Neil Steinberg, the best feature columnist in the “Sun-Times” fills the marketing niche of the sophisticated and worldly wise upwardly mobile young urban male. His writing skill makes his column an interesting read. The other day it occurred to him that those who want prayer in the schools prefer only Judeo-Christian prayers not the prayers or worship phrasings of exotic religions. To him this insight seemed an inspiration. To most, it is commonplace.

He wrote his relativism the other day under the heading “Believers think there’s no god but their God.” Of course: that’s why they’re Judeo-Christian believers! So did the founders and those following them who endorsed voluntary prayer in public schools. He continues: “Those who support prayer in school, for instance. They don’t really want prayer in school. They don’t really want little Kiki burning incense and little Haji offering bread-fruit to the great god Gamesh.” Is this what he suggests the Declaration meant?

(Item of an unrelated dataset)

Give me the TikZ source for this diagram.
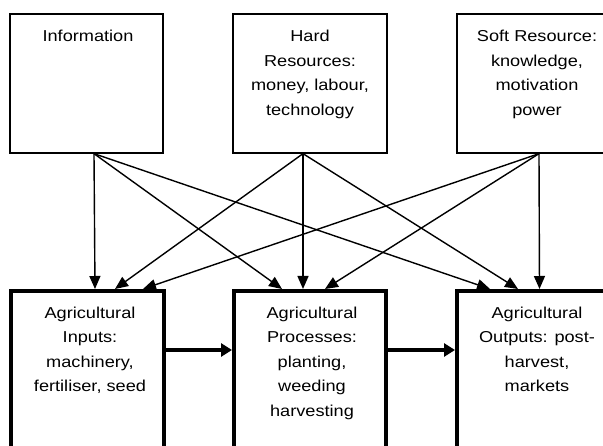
\documentclass[tikz,border=0pt]{standalone}
\usepackage{fontspec}
\setmainfont{Liberation Sans}[FakeStretch=1.15]
\usetikzlibrary{positioning,arrows.meta}

\begin{document}
\begin{tikzpicture}[x=1pt,y=-1pt,
    srcbox/.style={rectangle, draw, line width=1.3pt, minimum height=139pt, inner sep=0pt},
    agrbox/.style={rectangle, draw, line width=4pt, minimum height=200pt, inner sep=0pt},
    boxtext/.style={align=center, inner sep=0pt, font=\fontsize{15.8}{24.5}\selectfont},
    link/.style={line width=1.4pt, -{Triangle[width=11pt,length=13pt]}},
    flow/.style={line width=4pt, -{Triangle[width=13pt,length=11pt]}}]

% page size, the lower boxes run off the bottom
\useasboundingbox (0,0) rectangle (603,446);
\clip (0,0) rectangle (603,446);

% the three resources at the top
\node[srcbox, minimum width=153pt] (info) at (86.5,83.5) {};
\node[srcbox, minimum width=154pt] (hard) at (310,83.5) {};
\node[srcbox, minimum width=158pt] (soft) at (536,83.5) {};

\node[boxtext, anchor=north] (infotext) at ([xshift=1.5pt,yshift=-17pt]info.north) {Information};
\node[boxtext, anchor=north] (hardtext) at ([yshift=-17pt]hard.north) {Hard\\Resources:\\money, labour,\\technology};
\node[boxtext, anchor=north] (softtext) at ([xshift=1pt,yshift=-17pt]soft.north) {Soft Resource:\\knowledge,\\motivation\\power};

% the three agricultural stages
\node[agrbox, minimum width=153pt] (inputs) at (87.5,391) {};
\node[agrbox, minimum width=152pt] (procs) at (310,391) {};
\node[agrbox, minimum width=162pt] (outputs) at (538,391) {};

\node[boxtext, anchor=north] (inputstext) at ([xshift=2.5pt,yshift=-17.5pt]inputs.north) {Agricultural\\Inputs:\\machinery,\\fertiliser, seed};
\node[boxtext, anchor=north] (procstext) at ([xshift=2pt,yshift=-17.5pt]procs.north) {Agricultural\\Processes:\\planting,\\weeding\\harvesting};
\node[boxtext, anchor=north] (outputstext) at ([xshift=-1pt,yshift=-17.5pt]outputs.north) {Agricultural\\Outputs: post-\\harvest,\\markets};

% where the arrows leave and arrive
\coordinate (infoout) at ([xshift=7.5pt]info.south);
\coordinate (hardout) at ([xshift=-7pt]hard.south);
\coordinate (softout) at ([xshift=3pt]soft.south);

\coordinate (inputsa) at ([xshift=7.5pt]inputs.north);
\coordinate (inputsb) at ([xshift=27.5pt]inputs.north);
\coordinate (inputsc) at ([xshift=55.5pt]inputs.north);
\coordinate (procsa) at ([xshift=-28pt]procs.north);
\coordinate (procsb) at ([xshift=-7pt]procs.north);
\coordinate (procsc) at ([xshift=15pt]procs.north);
\coordinate (outputsa) at ([xshift=-48pt]outputs.north);
\coordinate (outputsb) at ([xshift=-20pt]outputs.north);
\coordinate (outputsc) at ([xshift=1.5pt]outputs.north);

% every resource feeds every stage
\draw[link] (infoout) -- (inputsa);
\draw[link] (infoout) -- (procsa);
\draw[link] (infoout) -- (outputsa);
\draw[link] (hardout) -- (inputsb);
\draw[link] (hardout) -- (procsb);
\draw[link] (hardout) -- (outputsb);
\draw[link] (softout) -- (inputsc);
\draw[link] (softout) -- (procsc);
\draw[link] (softout) -- (outputsc);

% and the stages follow one another
\draw[flow] ([yshift=41pt]inputs.east) -- ([yshift=41pt]procs.west);
\draw[flow] ([yshift=41pt]procs.east) -- ([yshift=41pt]outputs.west);
\end{tikzpicture}
\end{document}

Deist Thomas Jefferson wrote that “we hold these truths to be self-evident, that all men are created equal, that they are endowed by their Creator…”

Jefferson’s use of the word Creator stamps him as one who supports the tradition view of Creator as First Cause. Along came the Warren Court, which, influenced by Hugo Black who wrote that even secular humanism is a religion, not withstanding that it does not believe in God. That was a flat contradiction to the first charter of our liberties. If he were better-schooled, Steinberg would tell us in his column that Black’s nihilistic view is to be preferred over Jefferson’s in the Declaration. Black’s view is highly unorthodox for his time and ours. But were he to do this, Steinberg would be different from his heavy-weight colleagues: Debra Pickett, Stella Foster and Richard Roeper.

But the fight to return to the old verity goes on. Those who believe in the God Jefferson described have the right to insist that voluntary prayer—not forced prayer—not be abrogated in public schools because some like Steinberg believe either in no God or that any belief is of equal stature. Not as the U. S. was originally constituted, sorry. That doesn’t mean that there’s no room for dissent but does mean that the Founders’ God can be voluntarily beseeched without harming the Constitution…and will be again when the goofy Warren court’s nihilism can be rectified. Steinberg doesn’t understand the historical significance or obviously hasn’t read Black (a former Klansman whose membership was revealed when, as Alabama senator he was up for confirmation to the Court).

But let us not be too tough on Steinberg, the best feature writer in this city’s liberal Democratic newspaper of record. He has courage, is gifted, is sometimes perspicacious and also writes good jokes.


  1. Tom,

    Are you saying that students can't voluntarily pray in schools today? If so, then I'm a bit surprised based upon my own experience while growing up going through the public school system.

  2. Mr. Steinberg was quite on target today, don't you think? Excerpt follows:
    "Notice how when Pope Benedict XVI made some remarks that could be seen as maligning Islam, the blow-back was on any convenient Christian institution. Some of the churches burned in the West Bank and Gaza weren't even Catholic.

    "This should remind us that hatred is not a rational system of thought. We might decry the loss of civilian life during Israel's recent campaign in Lebanon, but what they were trying to accomplish -- stop the people shooting missiles at them -- is a big leap away from what segments of the Arab world have been doing this week: lashing out at innocent neighbors, pressing them into service as proxies for ire sparked by an innocuous comment made by a distant leader of a different religion altogether."
    And the Pope did not apologize -- to his credit. His "regret" was for the Muslim "reaction."

    I read the full speech over the weekend. His Holiness could have picked a better way to get into his eventual topics -- but having given the quotation, he might at least have told us how the Persian responded to the Emperor's question.